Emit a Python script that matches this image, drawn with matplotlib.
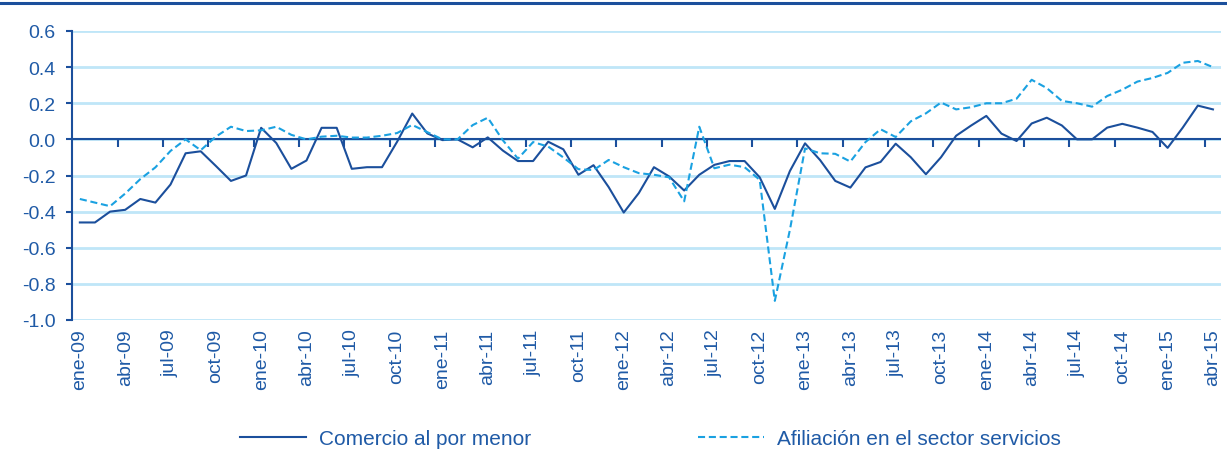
import numpy as np
import matplotlib
matplotlib.use("Agg")
import matplotlib.pyplot as plt
from matplotlib.lines import Line2D

plt.rcParams['font.family'] = ['Liberation Sans', 'DejaVu Sans']

# monthly data, ene-09 .. abr-15
comercio = [-0.46, -0.46, -0.40, -0.39, -0.33, -0.35, -0.25, -0.077, -0.066, -0.147,
            -0.23, -0.20, 0.064, -0.02, -0.163, -0.117, 0.064, 0.064, -0.163, -0.154,
            -0.154, -0.013, 0.143, 0.033, -0.004, 0.0, -0.044, 0.011, -0.062, -0.12,
            -0.12, -0.013, -0.055, -0.196, -0.143, -0.264, -0.405, -0.297, -0.154, -0.205,
            -0.283, -0.196, -0.141, -0.12, -0.12, -0.21, -0.385, -0.175, -0.022, -0.115,
            -0.23, -0.267, -0.155, -0.125, -0.024, -0.099, -0.193, -0.099, 0.02, 0.077,
            0.13, 0.032, -0.009, 0.088, 0.12, 0.077, 0.0, 0.0, 0.065, 0.086,
            0.065, 0.041, -0.047, 0.065, 0.187, 0.166]
afiliacion = [-0.33, -0.35, -0.37, -0.30, -0.22, -0.155, -0.064, 0.0, -0.06, 0.015,
              0.07, 0.046, 0.05, 0.07, 0.025, 0.0, 0.015, 0.02, 0.01, 0.01,
              0.02, 0.035, 0.08, 0.04, 0.0, 0.0, 0.079, 0.12, -0.005, -0.107,
              -0.015, -0.04, -0.1, -0.165, -0.17, -0.114, -0.154, -0.187, -0.196, -0.21,
              -0.343, 0.07, -0.16, -0.14, -0.154, -0.224, -0.894, -0.50, -0.05, -0.077,
              -0.08, -0.123, -0.015, 0.056, 0.013, 0.1, 0.144, 0.204, 0.166, 0.178,
              0.2, 0.2, 0.225, 0.33, 0.284, 0.213, 0.2, 0.181, 0.24, 0.275,
              0.32, 0.34, 0.368, 0.424, 0.434, 0.40]
tick_labels = ['ene-09', 'abr-09', 'jul-09', 'oct-09', 'ene-10', 'abr-10', 'jul-10', 'oct-10',
               'ene-11', 'abr-11', 'jul-11', 'oct-11', 'ene-12', 'abr-12', 'jul-12', 'oct-12',
               'ene-13', 'abr-13', 'jul-13', 'oct-13', 'ene-14', 'abr-14', 'jul-14', 'oct-14',
               'ene-15', 'abr-15']

dark = '#1b4f9c'
light = '#1aa1e1'
txt = '#1f5aa6'
grid = '#bfe6f8'

x = np.arange(len(comercio))

fig = plt.figure(figsize=(12.27, 4.56), dpi=100)
ax = fig.add_axes([72.3/1227, 1-321/456, (1220.5-72.3)/1227, (321-32)/456])

ax.plot(x, comercio, color=dark, lw=1.5, label='Comercio al por menor', zorder=3)
ax.plot(x, afiliacion, color=light, lw=1.5, dashes=(3.4, 1.8), label='Afiliación en el sector servicios', zorder=3)

ax.set_xlim(-0.5, len(x) - 0.5)
ax.set_ylim(-1.0, 0.6)
ax.set_yticks(np.round(np.arange(-1.0, 0.61, 0.2), 1))
ax.yaxis.set_major_formatter(plt.FuncFormatter(lambda v, p: f'{v + 0.0:.1f}'.replace('-0.0', '0.0')))
ax.grid(axis='y', color=grid, lw=2)
ax.set_axisbelow(True)
for s in ['top', 'right', 'bottom']:
    ax.spines[s].set_visible(False)
ax.spines['left'].set_color(dark)
ax.spines['left'].set_linewidth(1.5)
ax.tick_params(axis='y', colors=dark, labelcolor=txt, labelsize=14, length=4, width=1.5, pad=8)

# category labels at the bottom
ax.set_xticks(x[::3])
ax.set_xticklabels(tick_labels, rotation=90)
ax.tick_params(axis='x', length=0, labelcolor=txt, labelsize=14, pad=6)

# zero axis with tick marks between categories
ax.axhline(0, color=dark, lw=1.5, zorder=2)
tick_pos = np.arange(2.5, len(x) - 0.5, 3)
ax.plot(tick_pos, np.zeros_like(tick_pos), ls='none', marker=3, ms=5.5, mew=1.5, color=dark, zorder=2)

# top border line
fig.add_artist(Line2D([0, 1], [1-4/456, 1-4/456], transform=fig.transFigure, color=dark, lw=2.2))

leg = fig.legend(ax.get_lines()[:2], [l.get_label() for l in ax.get_lines()[:2]],
                 loc='center', bbox_to_anchor=(0.53, 1-440/456), ncol=2, frameon=False,
                 fontsize=15, handlelength=3.2, handletextpad=0.6, columnspacing=8)
for t in leg.get_texts():
    t.set_color(txt)

fig.savefig('out.png', dpi=100)
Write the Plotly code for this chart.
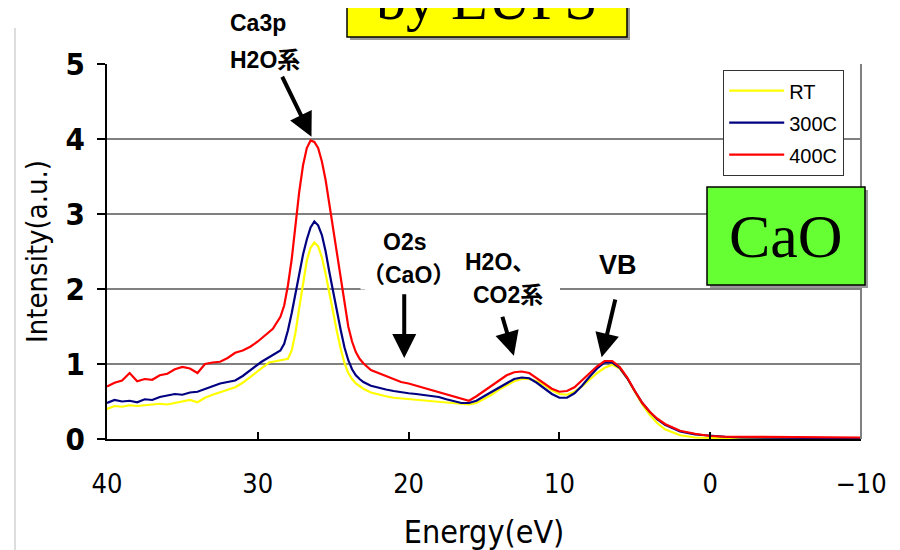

* * * * * * *

• **TASK DESCRIPTION**
Restate exactly, please, only the lines between the start of the data and the line containing "plt.rcParams['font.family'] = ['Liberation", both ends included, skipping the pictures.

• **RESULT BELOW**
Emit a Python script that matches this image, drawn with matplotlib.
import numpy as np
import matplotlib
matplotlib.use("Agg")
import matplotlib.pyplot as plt
from matplotlib.lines import Line2D

plt.rcParams['font.family'] = ['Liberation Sans', 'DejaVu Sans']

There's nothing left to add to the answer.